Starting from the top of the material, restate each line exactly until the line that contains "import numpy as np", which is also copied. Pictures are excluded.
— BEGIN —
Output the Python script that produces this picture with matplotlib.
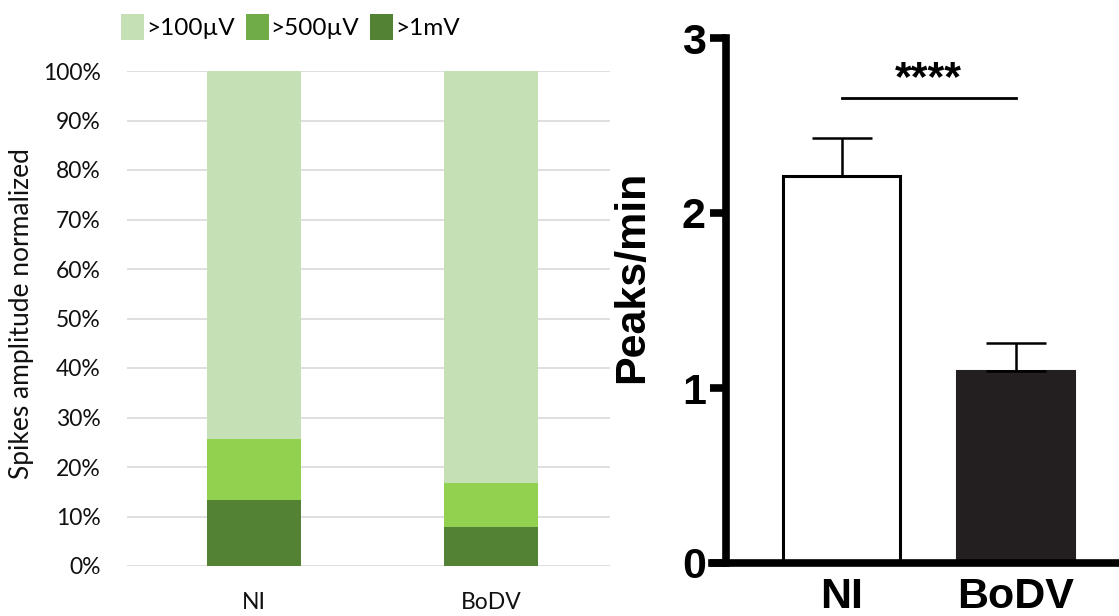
import matplotlib
matplotlib.use("Agg")
import matplotlib.pyplot as plt
from matplotlib.patches import Patch
import numpy as np

# ---- data ----
groups = ["NI", "BoDV"]
amp_1mV = [13.4, 7.9]
amp_500uV = [12.3, 8.9]
amp_100uV = [74.3, 83.2]
legend_labels = [">100µV", ">500µV", ">1mV"]
pct_ticks = [0, 10, 20, 30, 40, 50, 60, 70, 80, 90, 100]

peaks_mean = [2.21, 1.10]
peaks_sem = [0.22, 0.16]
peaks_ticks = [0, 1, 2, 3]
sig_text = "****"

W, H = 1119, 616
fig = plt.figure(figsize=(W / 100, H / 100), dpi=100)

def px_axes(x0, x1, ytop, ybot):
    return fig.add_axes([x0 / W, (H - ybot) / H, (x1 - x0) / W, (ybot - ytop) / H])

# ---- left: stacked percentage bars ----
c_light, c_mid, c_dark = "#C5E0B4", "#92D050", "#548235"
c_mid_leg = "#70AD47"
lfont = ["Lato", "DejaVu Sans"]

axL = px_axes(127, 610, 71, 566)
x = np.arange(len(groups))
bw = 0.397
axL.bar(x, amp_1mV, bw, color=c_dark, zorder=3)
axL.bar(x, amp_500uV, bw, bottom=amp_1mV, color=c_mid, zorder=3)
axL.bar(x, amp_100uV, bw, bottom=np.add(amp_1mV, amp_500uV), color=c_light, zorder=3)
axL.set_xlim((127 - 254) / 237, (610 - 254) / 237)
axL.set_ylim(0, 100)
axL.set_yticks(pct_ticks)
axL.set_yticklabels([f"{t}%" for t in pct_ticks], fontfamily=lfont, fontsize=16.5, color="#111111")
axL.set_xticks(x)
axL.set_xticklabels(groups, fontfamily=lfont, fontsize=16.5, color="#111111")
axL.tick_params(axis="both", length=0)
axL.tick_params(axis="y", pad=19)
axL.tick_params(axis="x", pad=19)
axL.grid(axis="y", color="#D9D9D9", linewidth=1.2, zorder=0)
axL.set_axisbelow(True)
for s in axL.spines.values():
    s.set_visible(False)
axL.set_ylabel("Spikes amplitude normalized", fontfamily=lfont, fontsize=19, color="#111111")
axL.yaxis.set_label_coords((34 - 127) / (610 - 127), 0.51)

handles = [Patch(facecolor=c_light), Patch(facecolor=c_mid_leg), Patch(facecolor=c_dark)]
fig.legend(handles, legend_labels, loc="upper left", bbox_to_anchor=(121 / W, 1 - 14 / H),
           ncol=3, frameon=False, handlelength=0.95, handleheight=1.25, handletextpad=0.08,
           columnspacing=0.45, borderaxespad=0, borderpad=0,
           prop={"family": lfont, "size": 17.5})

# ---- right: peaks/min bar chart ----
rfont = ["Liberation Sans", "DejaVu Sans"]
axR = px_axes(726, 1119, 38, 563)
xr = np.arange(len(groups))
bwr = 117 / 174
axR.bar(xr, peaks_mean, bwr, color=["white", "#231F20"], edgecolor=["black", "#231F20"],
        linewidth=2.2, zorder=2)
axR.errorbar(xr, peaks_mean, yerr=[np.zeros(len(peaks_sem)), peaks_sem], fmt="none",
             ecolor="black", elinewidth=1.8, capsize=21.5, capthick=1.8, zorder=3)
axR.set_xlim((726 - 841.5) / 174, (1119 - 841.5) / 174)
axR.set_ylim(0, 3)
axR.set_yticks(peaks_ticks)
axR.set_yticklabels([str(t) for t in peaks_ticks], fontfamily=rfont, fontsize=31, fontweight="bold")
axR.set_xticks(xr)
axR.set_xticklabels(groups, fontfamily=rfont, fontsize=31, fontweight="bold")
axR.tick_params(axis="x", length=0, pad=10)
axR.tick_params(axis="y", length=11.5, width=5.5, pad=3)
for side in ["top", "right"]:
    axR.spines[side].set_visible(False)
for side in ["left", "bottom"]:
    axR.spines[side].set_linewidth(5.5)
    axR.spines[side].set_capstyle("projecting")
axR.spines["bottom"].set_bounds((712 - 841.5) / 174, (1119 - 841.5) / 174)
axR.set_ylabel("Peaks/min", fontfamily=rfont, fontsize=31, fontweight="bold")
axR.yaxis.set_label_coords((652 - 726) / 393, 0.545)

axR.plot([xr[0], xr[1]], [2.66, 2.66], color="black", linewidth=2.0, clip_on=False)
axR.text((xr[0] + xr[1]) / 2, 2.765, sig_text, ha="center", va="center",
         fontfamily=rfont, fontsize=31, fontweight="bold")

fig.savefig("out.png", dpi=100)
— END —
▸ **TASK RESPONSE**
Output the Python script that produces this picture with matplotlib.
import matplotlib
matplotlib.use("Agg")
import matplotlib.pyplot as plt
from matplotlib.patches import Patch
import numpy as np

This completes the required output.